Apache Hadoop Tutorial – We shall learn to install Apache Hadoop on Ubuntu. Java is a prerequisite to run Hadoop.
Install Apache Hadoop on Ubuntu
Following is a step by step guide to Install Apache Hadoop on Ubuntu
Install Java
Hadoop is an open-source framework written in Java. So, for Hadoop to run on your computer, you should install Java in prior.
Open a terminal and run the following command :
$ sudo apt-get install default-jdk
To verify the installation of Java, run the following command in the terminal :
$ java -version
The output for the command would be as shown below.
hadoopuser@tutorialkart:~# java -version
openjdk version "1.8.0_131"
OpenJDK Runtime Environment (build 1.8.0_131-8u131-b11-0ubuntu1.16.04.2-b11)
OpenJDK 64-Bit Server VM (build 25.131-b11, mixed mode)
Install Hadoop
Download latest Hadoop binary package from http://hadoop.apache.org/releases.html.
Look for latest stable release (not in alpha channel) and click on binary link provided for the release.
Click on the first mirror link
Copy the downloaded tar file to /usr/lib/ and untar.
$ sudo cp hadoop-2.8.1.tar.gz /usr/lib/
$ sudo tar zxf hadoop-2.8.1.tar.gz
$ sudo rm hadoop-2.8.1.tar.gz
Provide the password if asked.
Set Java and Hadoop Path
Make sure you have the PATHs set up for Java and Hadoop in bashrc file.
Open a Terminal and run the following command to edit bashrc file.
$ sudo nano ~/.bashrc
Paste the following entries at the end of .bashrc file.
#HADOOP VARIABLES START
export JAVA_HOME=/usr/lib/jvm/default-java/jre
export HADOOP_INSTALL=/usr/lib/hadoop-2.8.1
export PATH=$PATH:$HADOOP_INSTALL/bin
export PATH=$PATH:$HADOOP_INSTALL/sbin
export HADOOP_MAPRED_HOME=$HADOOP_INSTALL
export HADOOP_COMMON_HOME=$HADOOP_INSTALL
export HADOOP_HDFS_HOME=$HADOOP_INSTALL
export YARN_HOME=$HADOOP_INSTALL
export HADOOP_COMMON_LIB_NATIVE_DIR=$HADOOP_INSTALL/lib/native
export HADOOP_OPTS="-Djava.library.path=$HADOOP_INSTALL/lib"
#HADOOP VARIABLES END
Run Hadoop
After setting up the path for Hadoop and Java, you may run the hadoop command, from anywhere, using the terminal.
$ hadoop
The output would be as shown below :
Usage: hadoop [--config confdir] [COMMAND | CLASSNAME]

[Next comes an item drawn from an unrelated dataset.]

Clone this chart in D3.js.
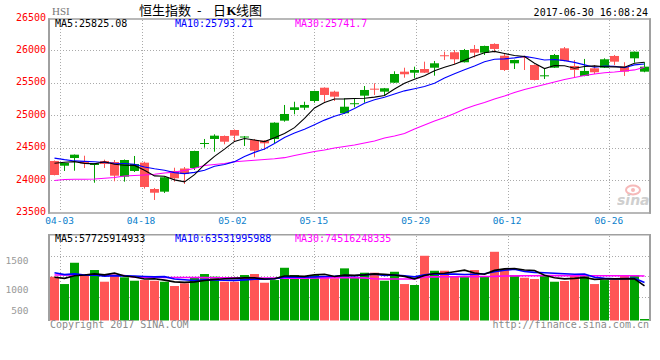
<!DOCTYPE html>
<html><head><meta charset="utf-8">
<script src="https://cdn.jsdelivr.net/npm/d3@7"></script>
<style>body{margin:0;background:#fff}svg{display:block}</style>
</head><body><svg id="c" width="660" height="360"></svg>
<script>
const dates = ["03-31","04-03","04-05","04-06","04-07","04-10","04-11","04-12","04-13","04-18","04-19","04-20","04-21","04-24","04-25","04-26","04-27","04-28","05-02","05-04","05-05","05-08","05-09","05-10","05-11","05-12","05-15","05-16","05-17","05-18","05-19","05-22","05-23","05-24","05-25","05-26","05-29","05-31","06-01","06-02","06-05","06-06","06-07","06-08","06-09","06-12","06-13","06-14","06-15","06-16","06-19","06-20","06-21","06-22","06-23","06-26","06-27","06-28","06-29","06-30"];
const open  = [24297,24224,24343,24297,24235,24297,24281,24055,24143,24271,23865,23824,24143,24181,24189,24565,24636,24682,24774,24667,24620,24610,24636,24918,25083,25118,25221,25426,25365,25032,25181,25303,25411,25365,25503,25673,25657,25714,25734,25926,25972,25818,26023,25966,26100,25919,25802,25904,25776,25607,25734,26033,25761,25607,25725,25734,25915,25750,25879,25673];
const high  = [24305,24271,24397,24378,24266,24317,24312,24320,24374,24286,23881,24055,24193,24204,24455,24636,24708,24690,24782,24682,24636,24620,24893,25160,25210,25210,25380,25432,25380,25263,25263,25452,25494,25422,25679,25734,25750,25827,25838,25981,26007,26023,26084,26074,26110,25956,25858,25919,25784,25725,25946,26053,25853,25869,25776,25879,25930,25818,25984,25818];
const low   = [24075,24143,24147,24189,23962,24189,23984,23978,24127,23870,23696,23804,23978,23942,24158,24502,24440,24554,24594,24528,24354,24466,24569,24902,25016,25083,25195,25210,25221,25021,25124,25195,25314,25303,25500,25580,25571,25653,25611,25853,25791,25815,25889,25930,25972,25684,25714,25699,25537,25560,25730,25833,25580,25602,25637,25730,25776,25607,25812,25664];
const close = [24081,24266,24394,24258,24261,24250,24070,24312,24250,23896,23808,24046,24030,24096,24451,24574,24687,24594,24687,24674,24455,24569,24887,25021,25124,25160,25375,25314,25288,25133,25187,25391,25402,25417,25637,25633,25699,25657,25802,25915,25864,26007,25966,26069,26023,25699,25853,25889,25545,25617,25930,25838,25699,25684,25664,25864,25827,25673,25981,25750];
const prevClose = [24502,24594,24321,24327,24358,24193,24345,24392,24301];
const ma30 = [23996,24012,24015,24015,24019,24030,24042,24066,24073,24081,24092,24112,24125,24150,24185,24227,24243,24258,24286,24297,24307,24320,24332,24348,24381,24412,24443,24466,24497,24520,24543,24574,24605,24651,24682,24720,24790,24851,24913,24967,25029,25098,25152,25198,25252,25298,25352,25399,25437,25476,25514,25553,25583,25614,25637,25656,25668,25684,25700,25742];
// turnover, billions HKD
const volume = [73.4,61.1,96.8,75.0,84.6,65.0,75.7,72.4,66.7,67.8,66.7,65.0,57.8,62.3,71.7,77.9,73.4,65.0,65.0,76.2,77.9,63.3,67.8,88.4,76.2,74.5,76.2,71.7,70.7,87.4,72.4,80.1,80.1,66.7,81.7,61.1,59.5,108.5,83.4,83.4,73.4,73.4,84.6,73.4,115.2,86.3,76.2,71.7,69.5,76.2,65.0,66.2,76.2,76.2,61.1,67.8,67.8,76.2,76.2,2.5];
const prevVolume = [92,85,95,80,86,70,75,68,75.6];
const volMa30 = [76.2,76.2,76.0,76.0,75.8,75.8,75.6,75.4,72.6,72.4,72.4,72.2,72.2,72.0,72.0,71.8,71.6,71.6,71.4,71.4,71.2,71.2,71.2,71.0,71.0,71.0,71.2,71.4,71.6,71.8,71.6,71.4,70.0,69.6,69.5,69.5,69.8,73.0,73.2,73.4,73.4,73.6,73.6,73.8,74.0,74.6,74.8,75.0,75.0,75.2,75.2,75.2,75.0,75.0,75.0,75.0,75.0,75.0,75.0,74.5];
const yTicks = [23500,24000,24500,25000,25500,26000,26500];
const xTicks = ["04-03","04-18","05-02","05-15","05-29","06-12","06-26"];
const volTickLabels = [1500,1000,500];
const volGrid = [108,74,40];
const maText = ["MA5:25825.08","MA10:25793.21","MA30:25741.7"];
const volMaText = ["MA5:57725914933","MA10:63531995988","MA30:74516248335"];

const RED = "#ff5555", GREEN = "#00a300";
const mono = "'DejaVu Sans Mono', monospace";
const svg = d3.select("#c");

const x = d3.scaleBand().domain(dates).range([50,650]);
const xg = d3.scalePoint().domain(dates).range([50,650]);
const y = d3.scaleLinear().domain([23500,26500]).range([212.7,18]);
const yv = d3.scaleLinear().domain([0,145]).range([320.5,234]);
const yl = d3.scaleLinear().domain([500,1000,1500]).range([313.5,293.3,264]);

function movingAvg(prev, vals, n){
  const all = prev.concat(vals);
  return vals.map((_,i)=> d3.mean(all.slice(i+prev.length-n+1, i+prev.length+1)));
}
const ma5 = movingAvg(prevClose, close, 5), ma10 = movingAvg(prevClose, close, 10);
const vma5 = movingAvg(prevVolume, volume, 5), vma10 = movingAvg(prevVolume, volume, 10);
const up = i => close[i] >= open[i];

// grid
const grid = svg.append("g").attr("stroke","#aaa").attr("stroke-width",1).attr("stroke-dasharray","1,2");
yTicks.slice(1,-1).forEach(t=>{
  const yy = Math.round(y(t))+0.5;
  grid.append("line").attr("x1",51).attr("x2",649).attr("y1",yy).attr("y2",yy);
});
volGrid.forEach(t=>{
  const yy = Math.round(yv(t))+0.5;
  grid.append("line").attr("x1",51).attr("x2",649).attr("y1",yy).attr("y2",yy);
});
xTicks.forEach(t=>{
  const xx = Math.round(xg(t))+0.5;
  grid.append("line").attr("x1",xx).attr("x2",xx).attr("y1",20).attr("y2",212);
  grid.append("line").attr("x1",xx).attr("x2",xx).attr("y1",236).attr("y2",320);
});

// frames
const fr = svg.append("g").attr("stroke","#a0a0a0").attr("fill","none");
fr.append("line").attr("x1",49).attr("x2",49).attr("y1",18.5).attr("y2",213.7).attr("stroke-width",2);
fr.append("line").attr("x1",650).attr("x2",650).attr("y1",18.5).attr("y2",213.7).attr("stroke-width",2);
fr.append("line").attr("x1",48).attr("x2",651).attr("y1",19).attr("y2",19).attr("stroke-width",1.5);
fr.append("line").attr("x1",48).attr("x2",651).attr("y1",213).attr("y2",213).attr("stroke-width",1.5);
fr.append("line").attr("x1",49).attr("x2",49).attr("y1",234).attr("y2",321).attr("stroke-width",2);
fr.append("line").attr("x1",650).attr("x2",650).attr("y1",234).attr("y2",321).attr("stroke-width",2);
fr.append("line").attr("x1",48).attr("x2",651).attr("y1",234.7).attr("y2",234.7).attr("stroke-width",1.5);

// sina watermark
const wm = svg.append("g").attr("opacity",0.55);
wm.append("ellipse").attr("cx",633).attr("cy",190).attr("rx",7).attr("ry",4.5).attr("fill","none").attr("stroke","#f08080").attr("stroke-width",2);
wm.append("circle").attr("cx",633).attr("cy",190).attr("r",2).attr("fill","#f08080");
wm.append("text").attr("x",617).attr("y",205).attr("font-family","'DejaVu Sans', sans-serif").attr("font-size",14).attr("font-weight","bold").attr("font-style","italic").attr("fill","#a8a8a8").text("sina");

// candles
const cg = svg.append("g");
dates.forEach((d,i)=>{
  const col = up(i) ? GREEN : RED;
  const bx = x(d);
  cg.append("line").attr("x1",bx+4.5).attr("x2",bx+4.5).attr("y1",y(high[i])).attr("y2",y(low[i])).attr("stroke",col).attr("stroke-width",1);
  const t = y(Math.max(open[i],close[i])), b = y(Math.min(open[i],close[i]));
  cg.append("rect").attr("x",bx).attr("width",9).attr("y",t).attr("height",Math.max(1,b-t)).attr("fill",col);
});

// volume bars
const vg = svg.append("g");
dates.forEach((d,i)=>{
  vg.append("rect").attr("x",x(d)).attr("width",9).attr("y",yv(volume[i])).attr("height",yv(0)-yv(volume[i])).attr("fill",up(i)?GREEN:RED);
});

// MA lines
const lineM = d3.line().x((d,i)=>x(dates[i])+4.5).y(d=>y(d));
const lineV = d3.line().x((d,i)=>x(dates[i])+4.5).y(d=>yv(d));
[[ma30,"#ff00ff"],[ma10,"#0000ff"],[ma5,"#000"]].forEach(([s,c])=>{
  svg.append("path").attr("d",lineM(s)).attr("fill","none").attr("stroke",c).attr("stroke-width",1.1);
});
[[volMa30,"#ff00ff"],[vma10,"#0000ff"],[vma5,"#000"]].forEach(([s,c])=>{
  svg.append("path").attr("d",lineV(s)).attr("fill","none").attr("stroke",c).attr("stroke-width",1.6);
});

// axis labels
const tx = svg.append("g").attr("font-family",mono);
yTicks.forEach(t=>{
  tx.append("text").attr("x",46).attr("y",y(t)+2.5).attr("text-anchor","end").attr("font-size",10).attr("fill","#ff0000").text(t);
});
xTicks.forEach(t=>{
  tx.append("text").attr("x",xg(t)-0.5).attr("y",224).attr("text-anchor","middle").attr("font-size",9.5).attr("fill","#0a80cc").text(t);
});
volTickLabels.forEach(t=>{
  tx.append("text").attr("x",28.5).attr("y",yl(t)).attr("text-anchor","end").attr("font-size",9.5).attr("fill","#999").text(t);
});
const maCols = ["#000","#0000ff","#ff00ff"], maX = [55,175,295];
maText.forEach((t,i)=> tx.append("text").attr("x",maX[i]).attr("y",27.3).attr("font-size",10).attr("fill",maCols[i]).text(t));
volMaText.forEach((t,i)=> tx.append("text").attr("x",maX[i]).attr("y",242.3).attr("font-size",10).attr("fill",maCols[i]).text(t));
tx.append("text").attr("x",648).attr("y",15.5).attr("text-anchor","end").attr("font-size",10).attr("fill","#000").text("2017-06-30 16:08:24");
tx.append("text").attr("x",50).attr("y",327.5).attr("font-size",10).attr("fill","#8a8a8a").text("Copyright 2017 SINA.COM");
tx.append("text").attr("x",649).attr("y",327.5).attr("text-anchor","end").attr("font-size",10).attr("fill","#8a8a8a").text("http://finance.sina.com.cn");

// title
svg.append("text").attr("x",52).attr("y",15).attr("font-family","'Liberation Serif', serif").attr("font-size",11).attr("fill","#777").text("HSI");
const title = svg.append("text").attr("y",15).attr("font-family","'Noto Sans CJK SC', sans-serif").attr("font-size",13).attr("fill","#000");
title.append("tspan").attr("x",139).text("恒生指数");
title.append("tspan").attr("x",197).text("-");
title.append("tspan").attr("x",213).text("日");
title.append("tspan").attr("x",226.5).attr("font-weight","bold").attr("font-family","'Liberation Serif', serif").text("K");
title.append("tspan").attr("x",236).text("线图");
</script></body></html>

CLASSNAME run the class named CLASSNAME
or
where COMMAND is one of:
fs run a generic filesystem user client
version print the version
jar run a jar file
note: please use "yarn jar" to launch
YARN applications, not this command.
checknative [-a|-h] check native hadoop and compression libraries availability
distcp copy file or directories recursively
archive -archiveName NAME -p * create a hadoop archive
classpath prints the class path needed to get the
Hadoop jar and the required libraries
credential interact with credential providers
daemonlog get/set the log level for each daemon
trace view and modify Hadoop tracing settings
Most commands print help when invoked w/o parameters.
Conclusion
In this Apache Hadoop Tutorial, we have successfully installed Hadoop on Ubuntu. In subsequent tutorials, we shall look into HDFS and MapReduce and start with Word Count Example in Hadoop.